» Task instructions: Starting at the first line of the listing below, repeat each line exactly until the line containing "import plotly.graph_objects as go", which you include. Leave out pictures.

......

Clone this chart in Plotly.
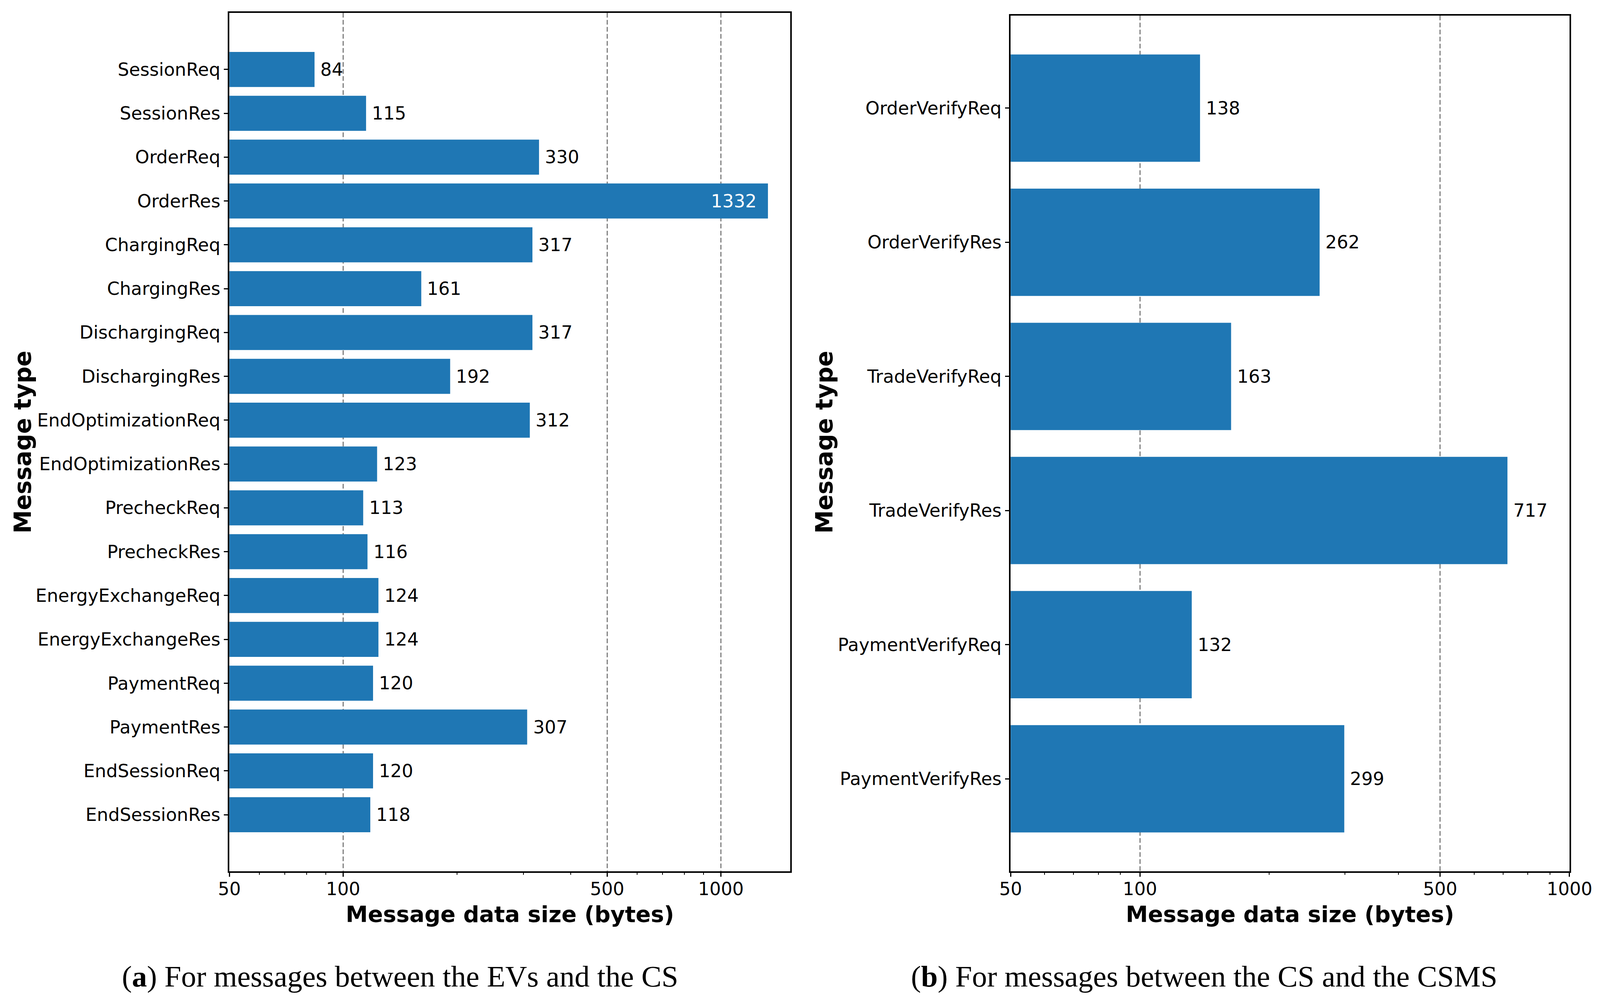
import numpy as np
import plotly.graph_objects as go

left_labels = ["SessionReq", "SessionRes", "OrderReq", "OrderRes", "ChargingReq", "ChargingRes",
               "DischargingReq", "DischargingRes", "EndOptimizationReq", "EndOptimizationRes",
               "PrecheckReq", "PrecheckRes", "EnergyExchangeReq", "EnergyExchangeRes",
               "PaymentReq", "PaymentRes", "EndSessionReq", "EndSessionRes"]
left_values = [84, 115, 330, 1332, 317, 161, 317, 192, 312, 123, 113, 116, 124, 124, 120, 307, 120, 118]

right_labels = ["OrderVerifyReq", "OrderVerifyRes", "TradeVerifyReq", "TradeVerifyRes",
                "PaymentVerifyReq", "PaymentVerifyRes"]
right_values = [138, 262, 163, 717, 132, 299]

x_tickvals = [50, 100, 500, 1000]
x_ticktext = ["50", "100", "500", "1000"]
x_minor = [60, 70, 80, 90, 200, 300, 400, 600, 700, 800, 900]

caption_a = "(<b>a</b>) For messages between the EVs and the CS"
caption_b = "(<b>b</b>) For messages between the CS and the CSMS"
x_title = "<b>Message data size (bytes)</b>"
y_title = "<b>Message type</b>"

BAR = "#1f77b4"
FONT = "DejaVu Sans"
TICK_SIZE = 46

# page geometry: reference 4303 wide, browser viewport 4096 wide with 8px body margin
REF_W = 4303
VIEW_W = 4096
K = VIEW_W / REF_W
OFF = 8
W, H = VIEW_W - 2 * OFF, 2558 - 2 * OFF


def px(xr):
    return (xr * K - OFF) / W


def py(yr):
    return 1 - (yr - OFF) / H


fig = go.Figure()
fig.add_trace(go.Bar(x=left_values, y=left_labels, orientation="h", marker_color=BAR,
                     marker_line_width=0, xaxis="x", yaxis="y", showlegend=False))
fig.add_trace(go.Bar(x=right_values, y=right_labels, orientation="h", marker_color=BAR,
                     marker_line_width=0, xaxis="x2", yaxis="y2", showlegend=False))


def xaxis(domain, rng, anchor):
    return dict(domain=domain, type="log", range=rng, anchor=anchor, automargin=False,
                tickmode="array", tickvals=x_tickvals, ticktext=x_ticktext,
                ticks="outside", ticklen=10, tickwidth=3, tickcolor="black",
                showline=True, linecolor="black", linewidth=4, mirror=True,
                showgrid=True, gridcolor="#808080", gridwidth=3, griddash="12px,6px",
                minor=dict(tickmode="array", tickvals=x_minor, ticks="outside", ticklen=5,
                           tickwidth=2, tickcolor="black", showgrid=False),
                tickfont=dict(family=FONT, size=TICK_SIZE, color="black"),
                zeroline=False, fixedrange=True)


def yaxis(domain, rng, anchor, cats):
    return dict(domain=domain, type="category", categoryorder="array", categoryarray=cats,
                range=rng, anchor=anchor, automargin=False,
                ticks="outside", ticklen=10, tickwidth=3, tickcolor="black",
                ticklabelstandoff=0,
                showline=True, linecolor="black", linewidth=4, mirror=True,
                showgrid=False, zeroline=False,
                tickfont=dict(family=FONT, size=TICK_SIZE, color="black"))


nl = len(left_labels)
nr = len(right_labels)
fig.update_layout(
    template="none",
    width=W, height=H,
    margin=dict(l=0, r=0, t=0, b=0, pad=0, autoexpand=False),
    paper_bgcolor="white", plot_bgcolor="white",
    bargap=0.2, showlegend=False,
    xaxis=xaxis([px(617), px(2125)], [np.log10(50), np.log10(1525)], "y"),
    yaxis=yaxis([py(2231), py(33)], [nl - 1 + 1.29, -1.29], "x", left_labels),
    xaxis2=xaxis([px(2718), px(4221)], [np.log10(50), 3], "y2"),
    yaxis2=yaxis([py(2231), py(40)], [nr - 1 + 0.69, -0.69], "x2", right_labels),
)
for ax in ("xaxis", "xaxis2"):
    try:
        fig.layout[ax].ticklabelstandoff = -8
    except ValueError:
        fig.layout[ax].ticklabelstandoff = 0

annotations = []
for lab, v in zip(left_labels, left_values):
    inside = v > 1000
    annotations.append(dict(x=np.log10(v), y=lab, xref="x", yref="y", text=str(v),
                            showarrow=False, xanchor="right" if inside else "left",
                            xshift=-27 if inside else 13,
                            font=dict(family=FONT, size=TICK_SIZE,
                                      color="white" if inside else "black")))
for lab, v in zip(right_labels, right_values):
    annotations.append(dict(x=np.log10(v), y=lab, xref="x2", yref="y2", text=str(v),
                            showarrow=False, xanchor="left", xshift=13,
                            font=dict(family=FONT, size=TICK_SIZE, color="black")))

# axis titles
for cx in [(617 + 2125) / 2, (2718 + 4221) / 2]:
    annotations.append(dict(x=px(cx), y=py(2341), xref="paper", yref="paper", text=x_title,
                            showarrow=False, xanchor="center", yanchor="middle",
                            font=dict(family=FONT, size=57, color="black")))
for cx in [61, 2217]:
    annotations.append(dict(x=px(cx), y=py(1132), xref="paper", yref="paper", text=y_title,
                            showarrow=False, xanchor="center", yanchor="middle", textangle=-90,
                            font=dict(family=FONT, size=60, color="black")))
# captions
annotations.append(dict(x=px(1076), y=py(2500), xref="paper", yref="paper", text=caption_a,
                        showarrow=False, xanchor="center", yanchor="middle",
                        font=dict(family="Liberation Serif", size=77, color="black")))
annotations.append(dict(x=px(3238), y=py(2500), xref="paper", yref="paper", text=caption_b,
                        showarrow=False, xanchor="center", yanchor="middle",
                        font=dict(family="Liberation Serif", size=77, color="black")))

fig.update_layout(annotations=annotations)
fig.write_html("out.html")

......

» Correct result:
Clone this chart in Plotly.
import numpy as np
import plotly.graph_objects as go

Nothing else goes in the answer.